======== DATA EXCERPT
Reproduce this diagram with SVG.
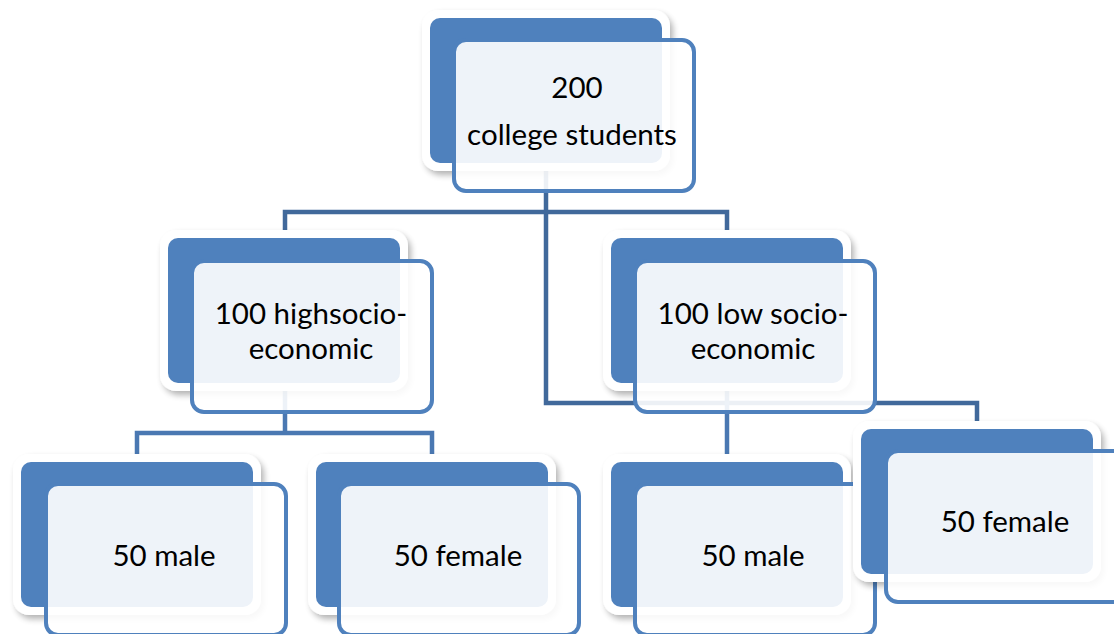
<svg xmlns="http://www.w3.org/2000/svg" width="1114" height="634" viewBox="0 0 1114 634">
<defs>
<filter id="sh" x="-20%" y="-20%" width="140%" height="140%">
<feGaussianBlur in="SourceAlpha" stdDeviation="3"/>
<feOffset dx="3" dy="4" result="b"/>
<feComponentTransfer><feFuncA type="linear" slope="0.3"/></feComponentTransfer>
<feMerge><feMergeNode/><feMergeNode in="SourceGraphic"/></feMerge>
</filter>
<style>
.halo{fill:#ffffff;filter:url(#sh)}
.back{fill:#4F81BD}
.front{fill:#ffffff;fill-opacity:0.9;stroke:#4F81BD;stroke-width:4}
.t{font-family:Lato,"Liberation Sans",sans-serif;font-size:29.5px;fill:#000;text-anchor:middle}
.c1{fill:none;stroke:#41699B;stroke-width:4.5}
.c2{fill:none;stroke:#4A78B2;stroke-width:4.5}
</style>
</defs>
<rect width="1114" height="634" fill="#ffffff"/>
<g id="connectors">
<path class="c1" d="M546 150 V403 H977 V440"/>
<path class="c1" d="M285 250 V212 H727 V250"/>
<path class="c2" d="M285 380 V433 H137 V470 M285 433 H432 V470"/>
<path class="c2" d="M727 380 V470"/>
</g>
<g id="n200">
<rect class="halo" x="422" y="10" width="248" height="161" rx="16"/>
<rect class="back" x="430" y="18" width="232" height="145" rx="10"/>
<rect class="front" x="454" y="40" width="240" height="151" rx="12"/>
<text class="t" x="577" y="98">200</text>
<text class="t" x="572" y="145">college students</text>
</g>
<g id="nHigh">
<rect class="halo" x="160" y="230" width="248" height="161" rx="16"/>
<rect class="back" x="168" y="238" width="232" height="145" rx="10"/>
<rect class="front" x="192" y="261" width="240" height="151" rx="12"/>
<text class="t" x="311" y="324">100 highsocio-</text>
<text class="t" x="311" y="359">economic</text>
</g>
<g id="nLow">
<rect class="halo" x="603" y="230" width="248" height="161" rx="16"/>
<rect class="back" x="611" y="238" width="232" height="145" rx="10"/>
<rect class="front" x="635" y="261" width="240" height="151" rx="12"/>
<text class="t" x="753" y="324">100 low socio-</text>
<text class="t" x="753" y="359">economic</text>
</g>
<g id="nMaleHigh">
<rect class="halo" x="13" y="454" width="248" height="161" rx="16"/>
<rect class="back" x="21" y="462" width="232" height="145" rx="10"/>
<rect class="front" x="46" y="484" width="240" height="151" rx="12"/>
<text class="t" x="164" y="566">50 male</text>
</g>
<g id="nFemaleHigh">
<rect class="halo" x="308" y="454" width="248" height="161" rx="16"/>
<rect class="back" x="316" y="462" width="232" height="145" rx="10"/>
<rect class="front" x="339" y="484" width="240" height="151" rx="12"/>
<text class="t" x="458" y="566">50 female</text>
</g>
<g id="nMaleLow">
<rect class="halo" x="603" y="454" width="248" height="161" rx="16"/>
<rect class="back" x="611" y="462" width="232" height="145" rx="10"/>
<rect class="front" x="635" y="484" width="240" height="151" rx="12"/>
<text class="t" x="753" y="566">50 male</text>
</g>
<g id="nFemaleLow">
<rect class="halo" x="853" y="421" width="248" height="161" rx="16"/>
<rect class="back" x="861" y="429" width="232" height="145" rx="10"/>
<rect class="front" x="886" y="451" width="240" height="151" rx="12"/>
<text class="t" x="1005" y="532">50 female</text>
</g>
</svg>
================
__YOUR GOAL__: Skipping the pictures, transcribe each line above exactly as it appears.

__WRITTEN RESPONSE__:
Reproduce this diagram with SVG.
<svg xmlns="http://www.w3.org/2000/svg" width="1114" height="634" viewBox="0 0 1114 634">
<defs>
<filter id="sh" x="-20%" y="-20%" width="140%" height="140%">
<feGaussianBlur in="SourceAlpha" stdDeviation="3"/>
<feOffset dx="3" dy="4" result="b"/>
<feComponentTransfer><feFuncA type="linear" slope="0.3"/></feComponentTransfer>
<feMerge><feMergeNode/><feMergeNode in="SourceGraphic"/></feMerge>
</filter>
<style>
.halo{fill:#ffffff;filter:url(#sh)}
.back{fill:#4F81BD}
.front{fill:#ffffff;fill-opacity:0.9;stroke:#4F81BD;stroke-width:4}
.t{font-family:Lato,"Liberation Sans",sans-serif;font-size:29.5px;fill:#000;text-anchor:middle}
.c1{fill:none;stroke:#41699B;stroke-width:4.5}
.c2{fill:none;stroke:#4A78B2;stroke-width:4.5}
</style>
</defs>
<rect width="1114" height="634" fill="#ffffff"/>
<g id="connectors">
<path class="c1" d="M546 150 V403 H977 V440"/>
<path class="c1" d="M285 250 V212 H727 V250"/>
<path class="c2" d="M285 380 V433 H137 V470 M285 433 H432 V470"/>
<path class="c2" d="M727 380 V470"/>
</g>
<g id="n200">
<rect class="halo" x="422" y="10" width="248" height="161" rx="16"/>
<rect class="back" x="430" y="18" width="232" height="145" rx="10"/>
<rect class="front" x="454" y="40" width="240" height="151" rx="12"/>
<text class="t" x="577" y="98">200</text>
<text class="t" x="572" y="145">college students</text>
</g>
<g id="nHigh">
<rect class="halo" x="160" y="230" width="248" height="161" rx="16"/>
<rect class="back" x="168" y="238" width="232" height="145" rx="10"/>
<rect class="front" x="192" y="261" width="240" height="151" rx="12"/>
<text class="t" x="311" y="324">100 highsocio-</text>
<text class="t" x="311" y="359">economic</text>
</g>
<g id="nLow">
<rect class="halo" x="603" y="230" width="248" height="161" rx="16"/>
<rect class="back" x="611" y="238" width="232" height="145" rx="10"/>
<rect class="front" x="635" y="261" width="240" height="151" rx="12"/>
<text class="t" x="753" y="324">100 low socio-</text>
<text class="t" x="753" y="359">economic</text>
</g>
<g id="nMaleHigh">
<rect class="halo" x="13" y="454" width="248" height="161" rx="16"/>
<rect class="back" x="21" y="462" width="232" height="145" rx="10"/>
<rect class="front" x="46" y="484" width="240" height="151" rx="12"/>
<text class="t" x="164" y="566">50 male</text>
</g>
<g id="nFemaleHigh">
<rect class="halo" x="308" y="454" width="248" height="161" rx="16"/>
<rect class="back" x="316" y="462" width="232" height="145" rx="10"/>
<rect class="front" x="339" y="484" width="240" height="151" rx="12"/>
<text class="t" x="458" y="566">50 female</text>
</g>
<g id="nMaleLow">
<rect class="halo" x="603" y="454" width="248" height="161" rx="16"/>
<rect class="back" x="611" y="462" width="232" height="145" rx="10"/>
<rect class="front" x="635" y="484" width="240" height="151" rx="12"/>
<text class="t" x="753" y="566">50 male</text>
</g>
<g id="nFemaleLow">
<rect class="halo" x="853" y="421" width="248" height="161" rx="16"/>
<rect class="back" x="861" y="429" width="232" height="145" rx="10"/>
<rect class="front" x="886" y="451" width="240" height="151" rx="12"/>
<text class="t" x="1005" y="532">50 female</text>
</g>
</svg>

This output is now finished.